Rachid Ghannouchi, head of the Islamist party tipped to take the biggest share of the vote in Tunisia’s first free elections today, said his party is not harboring fundamentalist elements and that extremists could be contained by giving them a place in the democratic system.
Voters hope the historic election will end nine months of fragile and discredited interim governments — and lay to rest fears that the corruption, police brutality and crooked legal system of former Tunisian president Zine El Abidine Ben Ali’s despotic regime has largely remained in place since the revolution of Jan. 14.
The Ennahdha party is expected to take the biggest share of the vote. Once outlawed and brutally repressed, it was only legalized months ago, after Ghannouchi’s triumphant return from exile in London.
Well-funded and with strong grassroots support in the poorest areas, Ennahdha has positioned itself as a moderate Islamist voice that emphasizes democracy, consensus politics, family values, including lowering Tunisia’s high divorce rate. It has promised to respect Tunisia’s secular civil society upholding women’s rights, the most advanced in the Arab world.
Ghannouchi, whom followers call the Sheikh, has hammered home a moderate discourse. However, critics have raised concerns about the party rank and file, veterans of Ben Ali’s prisons and years of clandestine activity who are more militant and more fundamentalist. Many complain of a “double discourse” and suggest Ghannouchi says things to ensure the party’s victory, but will act differently once in power.
Ghannouchi said his party was “a broad umbrella party,” but rejected the notion that a fundamentalist strain could come to the fore after the election.
He said any countercurrents were “in the minority, not the majority ... No one in my party rejects the principles of democracy or believes there [is] a contradiction in Islam and democracy.

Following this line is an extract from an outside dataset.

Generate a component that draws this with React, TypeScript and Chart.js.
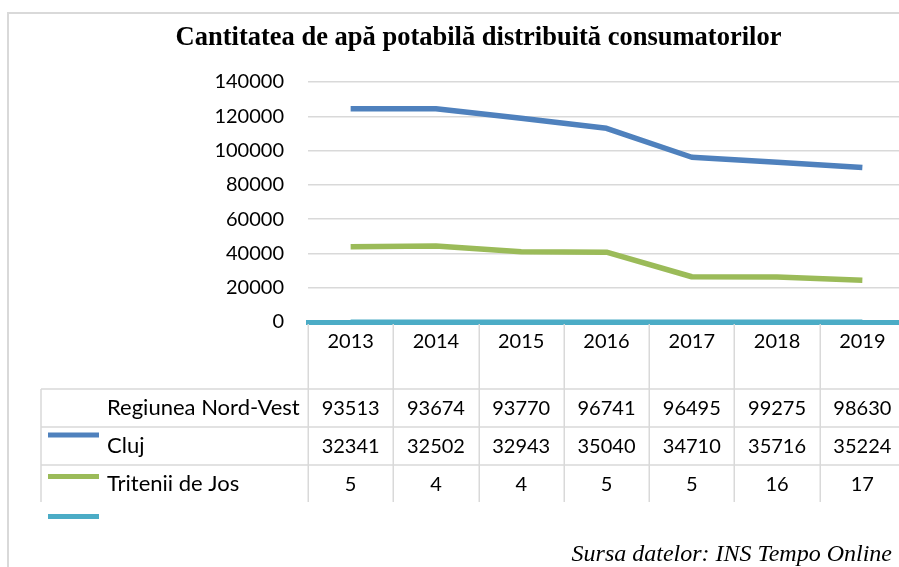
import { useEffect, useRef } from "react";
import { Chart, registerables } from "chart.js";

Chart.register(...registerables);

const chartTitle = "Cantitatea de apă potabilă distribuită consumatorilor";
const sourceNote = "Sursa datelor: INS Tempo Online";
const years = ["2013", "2014", "2015", "2016", "2017", "2018", "2019"];
const yMin = 0;
const yMax = 140000;
const yStep = 20000;

// lines as drawn in the picture
const blueLine = [124400, 124400, 118800, 113000, 96100, 93200, 90100];
const greenLine = [43900, 44300, 41000, 40700, 26400, 26300, 24300];

// data table values
const rowLabels = ["Regiunea Nord-Vest", "Cluj", "Tritenii de Jos"];
const tableNordVest = [93513, 93674, 93770, 96741, 96495, 99275, 98630];
const tableCluj = [32341, 32502, 32943, 35040, 34710, 35716, 35224];
const tableTritenii = [5, 4, 4, 5, 5, 16, 17];
const tableRows = [tableNordVest, tableCluj, tableTritenii];

const BLUE = "#4F81BD";
const GREEN = "#9BBB59";
const TEAL = "#4BACC6";
const GRID = "#d9d9d9";

const tablePlugin = {
  id: "dataTable",
  afterDraw(chart: any) {
    const { ctx, chartArea } = chart;
    const xs = chart.scales.x;
    const n = years.length;
    const colW = (chartArea.right - chartArea.left) / n;
    const base = chartArea.bottom;
    const rowTop = base + 67;
    const rowH = 38;
    const tableBottom = base + 180;
    const W = chart.width;

    ctx.save();
    // outer chart border
    ctx.strokeStyle = GRID;
    ctx.lineWidth = 2;
    ctx.beginPath();
    ctx.moveTo(8, chart.height);
    ctx.lineTo(8, 13);
    ctx.lineTo(W, 13);
    ctx.stroke();

    // table grid
    ctx.lineWidth = 1.5;
    ctx.beginPath();
    for (let i = 0; i <= n; i++) {
      const px = Math.round(chartArea.left + i * colW) + 0.25;
      ctx.moveTo(px, base + 2);
      ctx.lineTo(px, tableBottom);
    }
    ctx.moveTo(41, rowTop);
    ctx.lineTo(41, tableBottom);
    for (let r = 0; r < 3; r++) {
      const py = rowTop + r * rowH;
      ctx.moveTo(41, py);
      ctx.lineTo(W, py);
    }
    ctx.stroke();

    // category labels
    ctx.fillStyle = "#000";
    ctx.font = "20px Lato";
    ctx.textAlign = "center";
    ctx.textBaseline = "alphabetic";
    years.forEach((y, i) => {
      ctx.fillText(y, xs.getPixelForValue(i), base + 26);
    });

    // rows
    tableRows.forEach((row, r) => {
      const cy = rowTop + r * rowH + 18 + 7.5;
      ctx.textAlign = "left";
      ctx.font = "22px Lato";
      ctx.fillText(rowLabels[r], 107, cy);
      ctx.textAlign = "center";
      ctx.font = "20px Lato";
      row.forEach((v, i) => {
        ctx.fillText(String(v), xs.getPixelForValue(i), cy);
      });
    });

    // legend keys
    const keys = [
      { c: BLUE, y: base + 113 },
      { c: GREEN, y: base + 154.5 },
      { c: TEAL, y: base + 194.5 },
    ];
    keys.forEach((k) => {
      ctx.fillStyle = k.c;
      ctx.fillRect(48, k.y - 2.5, 51, 5);
    });

    // source note
    ctx.fillStyle = "#000";
    ctx.font = "italic 24px 'Liberation Serif'";
    ctx.textAlign = "right";
    ctx.fillText(sourceNote, 892, 561);
    ctx.restore();
  },
};

export default function App() {
  const canvasRef = useRef<HTMLCanvasElement | null>(null);

  useEffect(() => {
    const canvas = canvasRef.current;
    if (!canvas) return;
    const chart = new Chart(canvas, {
      type: "line",
      data: {
        labels: years,
        datasets: [
          {
            label: rowLabels[0],
            data: blueLine,
            borderColor: BLUE,
            backgroundColor: BLUE,
            borderWidth: 5.5,
            pointRadius: 0,
            borderJoinStyle: "round",
            tension: 0,
          },
          {
            label: rowLabels[1],
            data: greenLine,
            borderColor: GREEN,
            backgroundColor: GREEN,
            borderWidth: 5.5,
            pointRadius: 0,
            borderJoinStyle: "round",
            tension: 0,
          },
          {
            label: rowLabels[2],
            data: tableTritenii,
            borderColor: TEAL,
            backgroundColor: TEAL,
            borderWidth: 5,
            pointRadius: 0,
            tension: 0,
          },
        ],
      },
      options: {
        responsive: false,
        animation: false,
        devicePixelRatio: 1,
        layout: { padding: { top: 12, left: 52, right: 5, bottom: 245 } },
        plugins: {
          legend: { display: false },
          tooltip: { enabled: false },
          title: {
            display: true,
            text: chartTitle,
            color: "#000",
            font: { family: "'Liberation Serif'", size: 26.5, weight: "bold" },
            padding: { top: 10.5, bottom: 27.7 },
          },
        },
        scales: {
          x: {
            type: "category",
            offset: true,
            grid: { display: false, drawTicks: false },
            ticks: { display: false },
            border: { display: true, color: TEAL, width: 5 },
          },
          y: {
            min: yMin,
            max: yMax,
            afterFit: (scale: any) => {
              scale.width = 256;
            },
            ticks: {
              stepSize: yStep,
              padding: 24,
              color: "#000",
              font: { family: "Lato", size: 20 },
              callback: (v: any) => String(v),
            },
            grid: { color: GRID, lineWidth: 1.5, drawTicks: false },
            border: { display: false },
          },
        },
      },
      plugins: [tablePlugin],
    });
    return () => chart.destroy();
  }, []);

  return (
    <div
      style={{
        position: "absolute",
        left: 0,
        top: 0,
        width: 899,
        height: 567,
        overflow: "hidden",
        background: "#fff",
      }}
    >
      <canvas
        ref={canvasRef}
        width={910}
        height={567}
        style={{ width: 910, height: 567, display: "block" }}
      />
    </div>
  );
}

Nor does anyone reject the equality of the sexes.”
Nor do they think “that Mr Ghannouchi is a representative of Islam or a spokesman of Islam or infallible,” he added.

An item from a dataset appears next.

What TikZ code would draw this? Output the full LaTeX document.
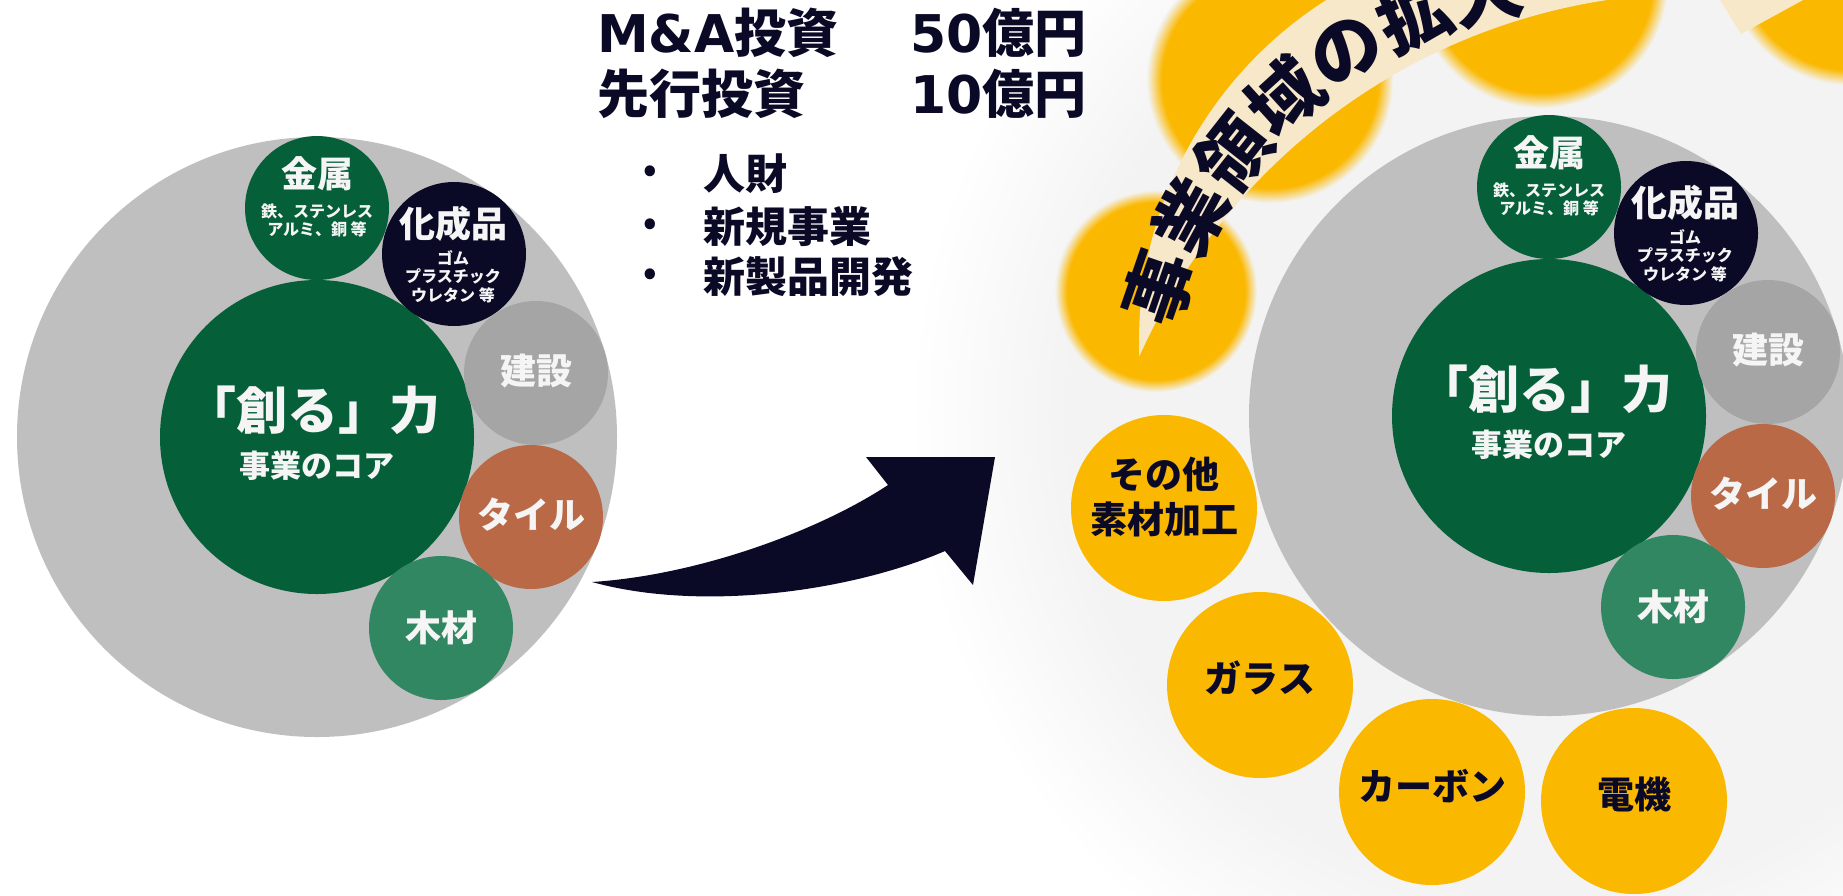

After demonstrations last week against the screening of animated film Persepolis caused tensions, Ghannouchi said the minority of Salafist hard-liners could be contained if allowed a political voice.
“Democracy is capable of absorbing extremism,” he said, citing far-right parties in Europe.
“Tunisian society has firmly established moderate religious traditions,” he said, rejecting radical religiosity as imported from the Arabian Peninsula.
The elections will appoint a short-lived assembly to rewrite the Constitution before parliamentary and presidential elections. A complex proportional representation system means no one party can take a majority. Ghannouchi said this was “unfair” but he had accepted it because Tunisia needed a broad coalition government at this transitional stage.